A bill before Parliament would give people with an impending terminal illness or a grievous and irremediable medical condition the option of requesting medical aid in dying.
This member’s bill is the creation of ACT party leader David Seymour. It’s the fourth attempt at similar legislation in New Zealand. The most recent member’s bill (from Maryan Street) was never selected in the members' bill ballot (which member’s bills even get debated is a matter of pure chance). The two earlier attempts (sponsored by Michael Laws and Peter Brown), were defeated in the House at the first vote (the first reading).
But David Seymour says more than 70 percent of the population is now in favour of some form of death with dignity and he’s hopeful he will have the numbers in the House to get past the first reading and into a select committee (when the public will get the opportunity to provide their opinions). He’s already nailed down more than forty of the 62 necessary votes, with fifty undecided.
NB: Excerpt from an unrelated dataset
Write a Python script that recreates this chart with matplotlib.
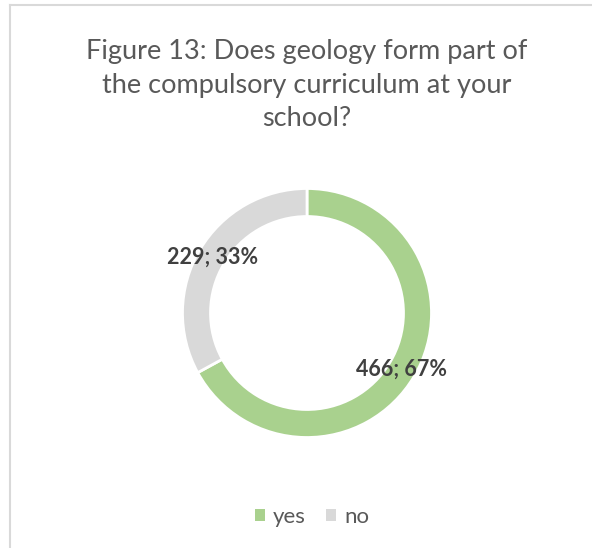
import matplotlib.pyplot as plt
from matplotlib.lines import Line2D
from matplotlib.patches import Patch

plt.rcParams['font.family'] = ['Lato', 'DejaVu Sans']

answers = ['yes', 'no']
counts = [466, 229]
colours = ['#A9D18E', '#D9D9D9']
title = 'Figure 13: Does geology form part of\nthe compulsory curriculum at your\nschool?'

W, H = 592, 548
fig = plt.figure(figsize=(W / 100, H / 100), dpi=100)

# donut centre and radius in pixels
cx, cy, r = 307, 313, 124.5
ax = fig.add_axes([(cx - r) / W, (H - cy - r) / H, 2 * r / W, 2 * r / H])

total = sum(counts)
ax.pie(counts, colors=colours, startangle=90, counterclock=False, radius=1,
       wedgeprops=dict(width=0.225, edgecolor='white', linewidth=2),
       autopct=lambda p: '%d; %d%%' % (round(p * total / 100), round(p)),
       pctdistance=0.885,
       textprops=dict(fontsize=15.5, fontweight='bold', color='#404040'))
ax.set_xlim(-1, 1)
ax.set_ylim(-1, 1)
ax.set_aspect('equal')
ax.axis('off')

fig.text(307 / W, 1 - 85 / H, title, ha='center', va='center', fontsize=19.5,
         color='#595959', linespacing=1.42)

handles = [Patch(facecolor=c, edgecolor='none') for c in colours]
fig.legend(handles, answers, loc='center', bbox_to_anchor=(312 / W, 1 - 517 / H),
           ncol=2, frameon=False, fontsize=16, labelcolor='#595959',
           handlelength=0.45, handleheight=0.45, handletextpad=0.35, columnspacing=0.95)

# chart frame: only the top and left edges show
fig.add_artist(Line2D([10 / W, 1], [1 - 5 / H, 1 - 5 / H], color='#D9D9D9', lw=1.5))
fig.add_artist(Line2D([10 / W, 10 / W], [0, 1 - 5 / H], color='#D9D9D9', lw=1.5))

fig.savefig('out.png', dpi=100)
His bill has a number of safeguards in it. Those desiring a soft exit would need to be New Zealand citizens over 18, and receive the agreement of two doctors that they were either in terminal decline (to die within 6 months), or suffering a grievous and irremediable condition that was in terminal decline. If the doctors were not certain the sufferer was of sound mind a psychiatrist would also need to agree.
Members bills get debated in Parliament every other Wednesday. As of the beginning of July, there are just two members days left before Parliament dissolves for the election, so this bill may very well not be debated prior to the new Parliament.
But regardless of that, David Seymour is encouraging voters to make appointments with their local MPs and make their opinions on his bill clear to them - whether they agree with him or not.
A Public Debate on Assisted Dying
Last week at Parliament Paul Foster-Bell hosted a public panel debate on assisted dying.
The speakers arguing for assisted dying are:
- The Honorable Maryan Street, former New Zealand MP and sponsor of a member’s bill - The End of Life Choice Bill.
- Professor Andrew Geddis, Otago University Law School, who acted for Lucretia Seales.
The speakers arguing against assisted dying are:
- Robert Preston, chair of Living and Dying Well UK.
- Baroness Finlay of Llandaff, professor of palliative medicine at Cardiff University, and cross-bench member of the House of Lords.
National party MP Paul Foster-Bell is the chair of the UK-NZ Parliamentary Friendship Group which looked after the event as the two ‘Anti’ speakers were from the UK Parliament.